» **PROBLEM REQUIREMENTS**
Work out the number of lines in the records that include the word "page"; reply with that number alone.

» **SOURCE DATA**
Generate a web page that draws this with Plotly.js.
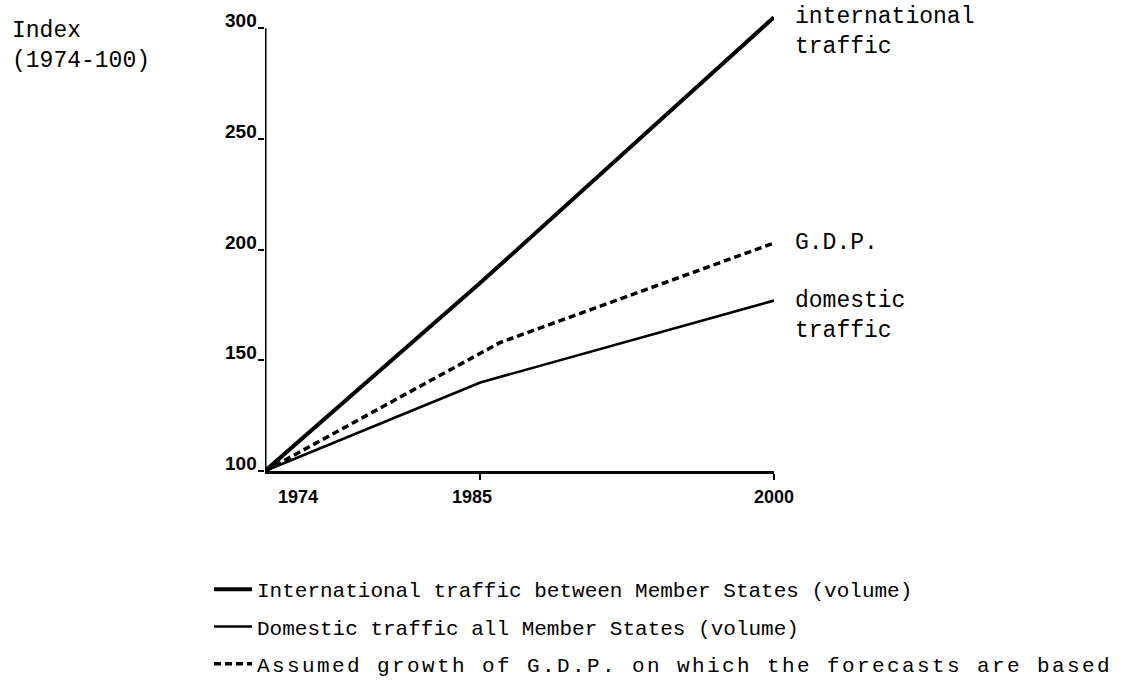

--

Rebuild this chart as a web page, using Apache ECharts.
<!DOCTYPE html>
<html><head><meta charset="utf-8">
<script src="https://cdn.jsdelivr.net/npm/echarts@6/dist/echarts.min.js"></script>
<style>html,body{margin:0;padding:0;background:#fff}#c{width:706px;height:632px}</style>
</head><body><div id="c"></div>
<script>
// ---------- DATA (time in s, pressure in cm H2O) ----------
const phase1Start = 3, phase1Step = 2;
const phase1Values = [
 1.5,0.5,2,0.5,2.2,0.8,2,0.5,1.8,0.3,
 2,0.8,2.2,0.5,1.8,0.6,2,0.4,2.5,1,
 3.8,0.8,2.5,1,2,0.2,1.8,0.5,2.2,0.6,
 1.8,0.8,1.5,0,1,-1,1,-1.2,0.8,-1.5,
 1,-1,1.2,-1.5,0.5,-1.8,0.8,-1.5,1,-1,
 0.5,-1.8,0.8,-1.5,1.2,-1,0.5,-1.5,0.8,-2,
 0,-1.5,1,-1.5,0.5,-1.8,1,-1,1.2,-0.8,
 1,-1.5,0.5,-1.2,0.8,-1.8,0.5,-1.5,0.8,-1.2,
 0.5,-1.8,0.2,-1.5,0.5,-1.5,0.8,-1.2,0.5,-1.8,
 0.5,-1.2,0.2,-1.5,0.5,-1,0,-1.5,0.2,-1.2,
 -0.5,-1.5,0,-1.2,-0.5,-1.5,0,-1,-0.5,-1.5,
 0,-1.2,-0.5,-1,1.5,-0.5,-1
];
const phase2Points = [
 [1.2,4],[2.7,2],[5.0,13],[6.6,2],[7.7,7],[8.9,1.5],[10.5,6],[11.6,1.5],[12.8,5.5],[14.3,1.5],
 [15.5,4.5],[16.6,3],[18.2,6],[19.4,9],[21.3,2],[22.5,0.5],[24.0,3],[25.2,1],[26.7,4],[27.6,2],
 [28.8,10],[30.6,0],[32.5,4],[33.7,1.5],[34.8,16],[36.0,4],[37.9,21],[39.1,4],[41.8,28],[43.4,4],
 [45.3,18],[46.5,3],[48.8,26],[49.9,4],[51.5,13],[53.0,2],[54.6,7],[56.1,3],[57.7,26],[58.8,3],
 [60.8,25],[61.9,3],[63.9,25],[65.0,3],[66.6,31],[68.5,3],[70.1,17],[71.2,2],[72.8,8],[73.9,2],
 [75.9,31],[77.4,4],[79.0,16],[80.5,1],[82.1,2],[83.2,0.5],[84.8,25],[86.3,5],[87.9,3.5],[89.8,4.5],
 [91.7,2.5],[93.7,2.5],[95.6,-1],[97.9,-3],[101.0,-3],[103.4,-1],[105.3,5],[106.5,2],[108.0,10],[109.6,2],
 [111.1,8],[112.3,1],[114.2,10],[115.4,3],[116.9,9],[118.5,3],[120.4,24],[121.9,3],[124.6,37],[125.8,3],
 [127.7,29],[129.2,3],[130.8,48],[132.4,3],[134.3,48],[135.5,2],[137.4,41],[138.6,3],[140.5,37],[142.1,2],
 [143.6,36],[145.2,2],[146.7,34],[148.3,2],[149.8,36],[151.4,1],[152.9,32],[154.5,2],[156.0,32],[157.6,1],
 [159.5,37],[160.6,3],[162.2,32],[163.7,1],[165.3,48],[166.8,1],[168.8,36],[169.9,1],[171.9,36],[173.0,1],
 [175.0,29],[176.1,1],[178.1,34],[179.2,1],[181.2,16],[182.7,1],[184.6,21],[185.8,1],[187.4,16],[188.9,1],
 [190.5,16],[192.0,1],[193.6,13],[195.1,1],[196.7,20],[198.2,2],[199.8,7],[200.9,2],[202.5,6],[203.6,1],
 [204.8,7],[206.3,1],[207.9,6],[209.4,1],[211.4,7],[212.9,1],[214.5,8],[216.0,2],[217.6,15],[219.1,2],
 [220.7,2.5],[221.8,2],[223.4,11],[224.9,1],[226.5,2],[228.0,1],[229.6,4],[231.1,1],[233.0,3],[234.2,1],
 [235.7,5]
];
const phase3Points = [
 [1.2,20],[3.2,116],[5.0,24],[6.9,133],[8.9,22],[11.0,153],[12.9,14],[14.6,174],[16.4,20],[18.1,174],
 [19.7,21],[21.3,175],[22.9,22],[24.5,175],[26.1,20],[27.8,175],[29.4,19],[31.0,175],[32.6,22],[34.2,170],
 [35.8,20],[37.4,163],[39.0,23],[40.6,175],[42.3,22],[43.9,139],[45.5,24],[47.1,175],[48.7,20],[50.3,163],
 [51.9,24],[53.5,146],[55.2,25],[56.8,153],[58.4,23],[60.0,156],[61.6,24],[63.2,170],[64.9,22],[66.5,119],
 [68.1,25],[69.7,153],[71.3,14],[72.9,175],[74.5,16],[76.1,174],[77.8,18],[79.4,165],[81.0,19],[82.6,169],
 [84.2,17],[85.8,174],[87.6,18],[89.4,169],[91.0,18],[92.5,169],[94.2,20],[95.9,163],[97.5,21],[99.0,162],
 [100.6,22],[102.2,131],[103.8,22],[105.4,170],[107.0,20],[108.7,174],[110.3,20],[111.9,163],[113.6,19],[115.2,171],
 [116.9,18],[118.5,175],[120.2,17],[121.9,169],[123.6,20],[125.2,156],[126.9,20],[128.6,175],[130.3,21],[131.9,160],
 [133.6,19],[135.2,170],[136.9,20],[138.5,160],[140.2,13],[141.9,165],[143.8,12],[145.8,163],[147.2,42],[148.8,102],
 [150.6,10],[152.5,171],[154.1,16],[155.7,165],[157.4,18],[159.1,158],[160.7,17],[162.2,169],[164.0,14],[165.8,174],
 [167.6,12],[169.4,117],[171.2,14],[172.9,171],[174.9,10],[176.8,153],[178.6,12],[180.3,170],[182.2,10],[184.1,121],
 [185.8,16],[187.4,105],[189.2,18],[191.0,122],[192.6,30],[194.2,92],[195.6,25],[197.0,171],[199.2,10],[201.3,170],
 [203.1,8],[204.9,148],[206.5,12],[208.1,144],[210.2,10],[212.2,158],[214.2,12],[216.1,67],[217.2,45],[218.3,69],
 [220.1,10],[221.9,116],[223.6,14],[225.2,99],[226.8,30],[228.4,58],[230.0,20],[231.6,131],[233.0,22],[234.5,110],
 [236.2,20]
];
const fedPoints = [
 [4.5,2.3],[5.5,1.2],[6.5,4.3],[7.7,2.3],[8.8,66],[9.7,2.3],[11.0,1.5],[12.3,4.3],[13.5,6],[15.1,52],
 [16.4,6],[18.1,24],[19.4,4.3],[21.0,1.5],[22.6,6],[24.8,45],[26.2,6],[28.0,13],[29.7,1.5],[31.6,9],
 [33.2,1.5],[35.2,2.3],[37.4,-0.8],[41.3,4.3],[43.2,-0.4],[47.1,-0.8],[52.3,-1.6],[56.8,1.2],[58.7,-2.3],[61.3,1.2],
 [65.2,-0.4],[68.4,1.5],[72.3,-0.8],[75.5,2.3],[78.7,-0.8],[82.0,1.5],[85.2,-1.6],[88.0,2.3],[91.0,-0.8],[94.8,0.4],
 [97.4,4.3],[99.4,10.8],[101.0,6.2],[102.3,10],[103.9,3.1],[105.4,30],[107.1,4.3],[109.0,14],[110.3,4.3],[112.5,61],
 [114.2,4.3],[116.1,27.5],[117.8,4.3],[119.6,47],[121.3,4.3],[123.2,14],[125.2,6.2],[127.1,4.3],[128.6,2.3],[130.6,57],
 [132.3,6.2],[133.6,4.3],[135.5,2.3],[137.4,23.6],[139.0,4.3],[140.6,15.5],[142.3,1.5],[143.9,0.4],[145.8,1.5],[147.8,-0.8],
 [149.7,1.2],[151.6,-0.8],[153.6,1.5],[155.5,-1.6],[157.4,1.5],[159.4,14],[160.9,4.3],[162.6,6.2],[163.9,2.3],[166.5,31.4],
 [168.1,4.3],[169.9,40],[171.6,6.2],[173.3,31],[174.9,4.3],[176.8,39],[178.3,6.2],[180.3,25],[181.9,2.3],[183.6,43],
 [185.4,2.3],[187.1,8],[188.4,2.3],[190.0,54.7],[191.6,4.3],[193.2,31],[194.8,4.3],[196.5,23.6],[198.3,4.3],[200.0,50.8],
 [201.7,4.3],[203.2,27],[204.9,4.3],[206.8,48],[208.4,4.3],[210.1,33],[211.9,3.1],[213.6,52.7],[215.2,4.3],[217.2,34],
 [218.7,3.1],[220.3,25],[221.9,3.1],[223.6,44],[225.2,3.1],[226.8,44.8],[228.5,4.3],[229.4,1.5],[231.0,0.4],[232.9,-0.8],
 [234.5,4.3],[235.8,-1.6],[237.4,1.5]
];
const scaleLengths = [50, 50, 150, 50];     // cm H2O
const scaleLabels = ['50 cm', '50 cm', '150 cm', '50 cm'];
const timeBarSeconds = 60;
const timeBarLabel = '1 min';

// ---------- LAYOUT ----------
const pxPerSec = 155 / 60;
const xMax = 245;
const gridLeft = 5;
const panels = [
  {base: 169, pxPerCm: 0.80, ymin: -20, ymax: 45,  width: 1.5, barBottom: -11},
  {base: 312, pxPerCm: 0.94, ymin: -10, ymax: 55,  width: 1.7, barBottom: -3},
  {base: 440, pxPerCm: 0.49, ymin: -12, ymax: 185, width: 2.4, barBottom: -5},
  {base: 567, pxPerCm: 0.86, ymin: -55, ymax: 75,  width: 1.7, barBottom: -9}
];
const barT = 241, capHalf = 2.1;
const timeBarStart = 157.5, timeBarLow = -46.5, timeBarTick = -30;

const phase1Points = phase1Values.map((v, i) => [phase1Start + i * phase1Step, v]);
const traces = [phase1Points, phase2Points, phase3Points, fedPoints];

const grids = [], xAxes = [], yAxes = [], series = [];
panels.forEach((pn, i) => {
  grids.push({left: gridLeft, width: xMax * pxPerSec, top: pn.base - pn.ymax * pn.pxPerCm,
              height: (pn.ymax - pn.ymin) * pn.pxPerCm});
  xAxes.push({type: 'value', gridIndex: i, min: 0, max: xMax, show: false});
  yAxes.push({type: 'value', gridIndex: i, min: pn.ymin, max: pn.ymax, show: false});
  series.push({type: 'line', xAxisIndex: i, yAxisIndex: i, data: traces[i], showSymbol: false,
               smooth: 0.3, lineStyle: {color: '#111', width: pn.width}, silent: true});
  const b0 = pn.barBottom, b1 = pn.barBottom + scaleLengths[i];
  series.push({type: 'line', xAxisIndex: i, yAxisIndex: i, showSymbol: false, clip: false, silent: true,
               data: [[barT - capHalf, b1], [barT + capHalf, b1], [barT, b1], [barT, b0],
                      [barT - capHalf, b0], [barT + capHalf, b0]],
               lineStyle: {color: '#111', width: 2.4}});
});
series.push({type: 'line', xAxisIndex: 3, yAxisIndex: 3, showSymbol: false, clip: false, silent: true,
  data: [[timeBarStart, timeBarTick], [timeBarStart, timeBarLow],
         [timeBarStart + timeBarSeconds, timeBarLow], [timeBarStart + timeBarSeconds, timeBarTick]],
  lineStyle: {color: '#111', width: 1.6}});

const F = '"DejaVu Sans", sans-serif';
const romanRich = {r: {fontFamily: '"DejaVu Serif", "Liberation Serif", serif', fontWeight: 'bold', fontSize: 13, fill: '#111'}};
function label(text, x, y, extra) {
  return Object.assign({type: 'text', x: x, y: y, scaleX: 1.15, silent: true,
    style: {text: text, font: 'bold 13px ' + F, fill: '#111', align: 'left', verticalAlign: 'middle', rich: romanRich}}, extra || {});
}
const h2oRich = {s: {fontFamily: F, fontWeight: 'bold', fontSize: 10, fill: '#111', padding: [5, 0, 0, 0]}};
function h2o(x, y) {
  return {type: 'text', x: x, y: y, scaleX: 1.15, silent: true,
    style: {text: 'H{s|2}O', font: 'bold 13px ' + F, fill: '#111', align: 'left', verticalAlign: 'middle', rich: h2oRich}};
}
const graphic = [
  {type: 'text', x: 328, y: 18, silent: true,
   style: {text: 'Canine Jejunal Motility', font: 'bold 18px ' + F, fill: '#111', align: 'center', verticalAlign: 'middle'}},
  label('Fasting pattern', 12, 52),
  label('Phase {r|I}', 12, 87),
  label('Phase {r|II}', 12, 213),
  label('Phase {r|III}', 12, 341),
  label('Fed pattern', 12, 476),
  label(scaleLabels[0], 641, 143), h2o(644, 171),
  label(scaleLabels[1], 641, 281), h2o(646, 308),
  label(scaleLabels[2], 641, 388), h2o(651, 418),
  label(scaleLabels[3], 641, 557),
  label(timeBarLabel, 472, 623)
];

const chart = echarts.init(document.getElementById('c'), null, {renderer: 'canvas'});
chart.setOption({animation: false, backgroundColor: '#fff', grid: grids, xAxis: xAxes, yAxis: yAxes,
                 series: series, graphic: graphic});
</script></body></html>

» **TASK RESULT**
2